The concept of 'refusal to supply' is not new to competition law as there is ample case law on this infringement under Article 102 of the TFEU. Unfortunately, the court's president did not seize the opportunity to clarify to what extent the concepts of 'refusal to supply as an abuse of dominance' and 'refusal to supply as an abuse of economic dependence' differ from each other. It remains unclear whether the conditions set by the case law under Article 102 of the TFEU for qualifying a refusal to supply as an abuse of dominance could also apply to finding an abuse of economic dependence. Without applying those conditions, the president in this case simply concluded that the supplier's behaviour was arbitrary and therefore amounted to an abuse of economic dependence.

Effect on the Belgian market

The third condition for a behaviour to qualify as an infringement under the new prohibition on abuse of economic dependence is its possible effect on the Belgian market. An infringement is deemed to exist only if the abuse has the possibility of resulting in competition on the Belgian market or a substantial part of it is affected. The new act does not require an actual effect on competition, but provides that a potential effect on competition is sufficient. Even so, the court's president completely ignored this condition. This omission could have had an important impact on the outcome of this case, as it involved only one small shop and one relatively small supplier. Therefore, it is highly questionable whether the conduct even had a potential effect on the Belgian market. Without such an effect, the president could never have found an infringement of the prohibition on abuse of economic dependence.
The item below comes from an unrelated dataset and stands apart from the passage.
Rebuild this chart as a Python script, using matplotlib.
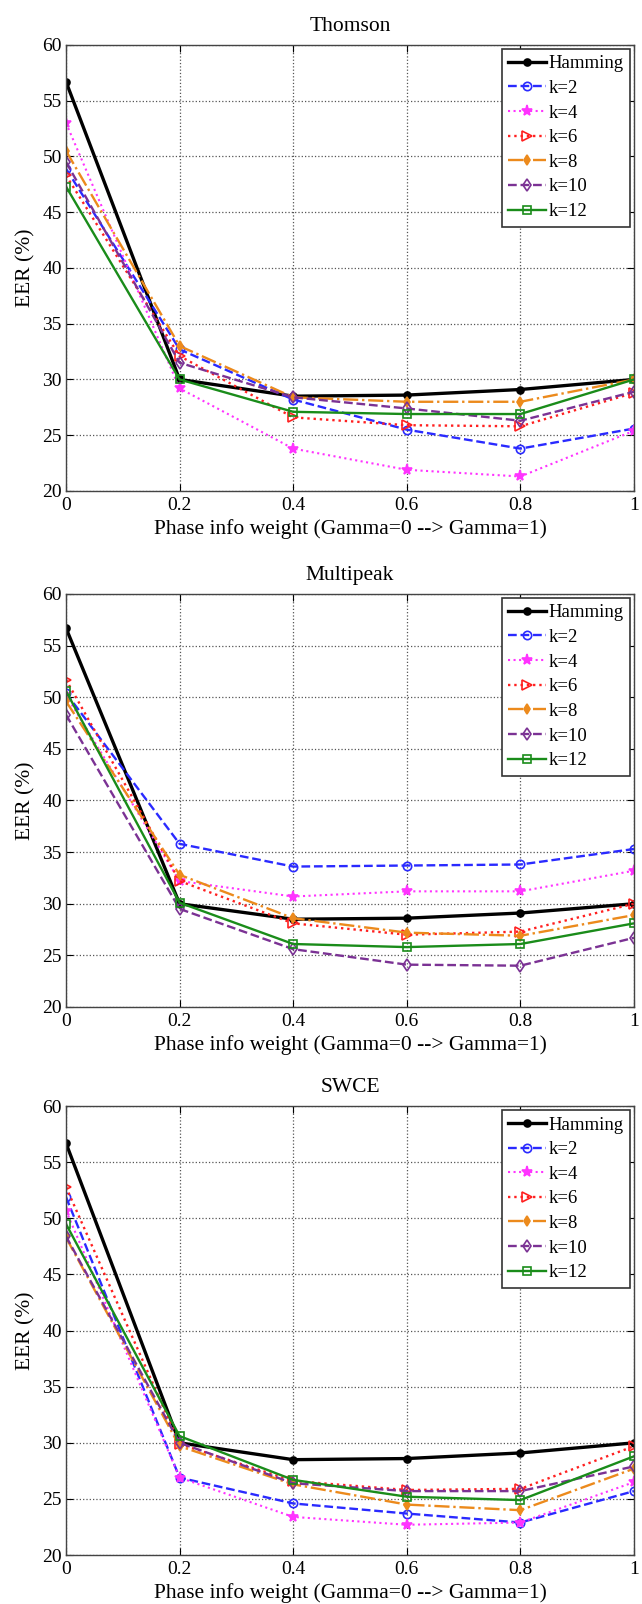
import numpy as np
import matplotlib
matplotlib.use("Agg")
import matplotlib.pyplot as plt

plt.rcParams['font.family'] = ['Liberation Serif', 'DejaVu Serif']

# phase info weight
gamma = [0, 0.2, 0.4, 0.6, 0.8, 1]

labels = ['Hamming', 'k=2', 'k=4', 'k=6', 'k=8', 'k=10', 'k=12']
titles = ['Thomson', 'Multipeak', 'SWCE']

hamming = [56.7, 30.0, 28.5, 28.6, 29.1, 30.0]

# Thomson
thomson_k2 = [48.9, 32.7, 28.2, 25.5, 23.8, 25.6]
thomson_k4 = [53.0, 29.2, 23.8, 21.9, 21.3, 25.4]
thomson_k6 = [48.3, 32.1, 26.6, 25.9, 25.8, 28.8]
thomson_k8 = [50.5, 33.0, 28.4, 28.0, 28.0, 30.0]
thomson_k10 = [49.5, 31.5, 28.4, 27.4, 26.3, 28.9]
thomson_k12 = [47.3, 30.0, 27.1, 26.9, 26.9, 30.0]

# Multipeak
multi_k2 = [50.4, 35.8, 33.6, 33.7, 33.8, 35.3]
multi_k4 = [50.2, 32.2, 30.7, 31.2, 31.2, 33.2]
multi_k6 = [51.7, 32.2, 28.1, 27.0, 27.3, 30.0]
multi_k8 = [49.6, 32.8, 28.6, 27.2, 26.9, 28.9]
multi_k10 = [48.3, 29.5, 25.6, 24.1, 24.0, 26.7]
multi_k12 = [50.6, 30.1, 26.1, 25.8, 26.1, 28.1]

# SWCE
swce_k2 = [51.9, 26.9, 24.6, 23.7, 22.9, 25.7]
swce_k4 = [50.7, 26.9, 23.4, 22.7, 22.9, 26.5]
swce_k6 = [52.8, 29.9, 26.6, 25.8, 25.9, 29.7]
swce_k8 = [48.3, 29.7, 26.3, 24.5, 24.0, 27.7]
swce_k10 = [48.4, 30.0, 26.4, 25.7, 25.7, 27.9]
swce_k12 = [49.5, 30.6, 26.7, 25.2, 24.9, 28.8]

panels = [
    [hamming, thomson_k2, thomson_k4, thomson_k6, thomson_k8, thomson_k10, thomson_k12],
    [hamming, multi_k2, multi_k4, multi_k6, multi_k8, multi_k10, multi_k12],
    [hamming, swce_k2, swce_k4, swce_k6, swce_k8, swce_k10, swce_k12],
]

styles = [
    dict(color='black', ls='-', marker='o', ms=5, mfc='black', lw=2.4),
    dict(color='#2a2aff', ls='--', marker='o', ms=6, mfc='none', lw=1.7),
    dict(color='#ff33ff', ls=':', marker='*', ms=8, mfc='#ff33ff', lw=1.5),
    dict(color='#ff2020', ls=':', marker='>', ms=7, mfc='none', lw=1.7),
    dict(color='#ec8a1c', ls='-.', marker='d', ms=5, mfc='#ec8a1c', lw=1.7),
    dict(color='#7b3294', ls='--', marker='d', ms=6, mfc='none', lw=1.7),
    dict(color='#1a8c1a', ls='-', marker='s', ms=6, mfc='none', lw=1.7),
]

fig = plt.figure(figsize=(6.42, 16.04), dpi=100)

bottoms = [0.6939, 0.3722, 0.0305]
heights = [0.2781, 0.2575, 0.2799]

for p in range(3):
    ax = fig.add_axes([0.1028, bottoms[p], 0.8847, heights[p]])
    for series, lab, st in zip(panels[p], labels, styles):
        ax.plot(gamma, series, label=lab, mew=1.2, **st)
    ax.set_xlim(0, 1)
    ax.set_ylim(20, 60)
    ax.set_xticks(gamma)
    ax.set_xticklabels(['0', '0.2', '0.4', '0.6', '0.8', '1'])
    ax.set_yticks(np.arange(20, 61, 5))
    ax.grid(True, ls=':', color='#555555', lw=0.9)
    ax.tick_params(direction='in', top=True, right=True, labelsize=14, length=5)
    ax.tick_params(axis='y', pad=3)
    ax.tick_params(axis='x', pad=4)
    for s in ax.spines.values():
        s.set_color('#444444')
        s.set_linewidth(1.0)
    ax.set_title(titles[p], fontsize=15.5, pad=10)
    ax.set_xlabel('Phase info weight (Gamma=0 --> Gamma=1)', fontsize=15.5, labelpad=4)
    ax.set_ylabel('EER (%)', fontsize=15.5, labelpad=5)
    leg = ax.legend(loc='upper right', fontsize=13.5, fancybox=False, edgecolor='#333333',
                    framealpha=1, handlelength=2.0, handletextpad=0.15, labelspacing=0.4,
                    borderpad=0.35, borderaxespad=0.2)
    leg.get_frame().set_linewidth(1.2)

fig.savefig('out.png', dpi=100)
The president concluded that there had been an infringement of Article IV.2/2 of the CEL (abuse of economic dependence) or at least uncareful conduct that had violated fair market practice (Article VI.104 of the CEL). The president gave no support for this conclusion. As is clear from the above, a finding of an abuse of economic dependence is in fact not that evident. If the conduct does not infringe the prohibition on abuse of economic dependence, it could still amount to an unfair market practice. However, in that case, the president should explain why the conduct violated fair market practices. After a whole judgment focusing solely on abuse of economic dependence, the president could not, without any further reasoning or explanation, find that the conduct in any case amounted to an unfair market practice. Nevertheless, the president ordered the supplier to supply the products and imposed a periodic penalty payment if it failed to do so.

Comment

While competition law practitioners have been waiting for the first judgment applying the new prohibition on abuse of economic dependence, it is doubtful that this judgment will have a strong precedential value. The president did not seize the opportunity to clarify the many questions that still arise when advising clients about the new prohibition. Further, the president omitted to apply the third condition on the possible effect on the Belgian market. Therefore, it remains to be seen whether this judgment will be followed in future case law.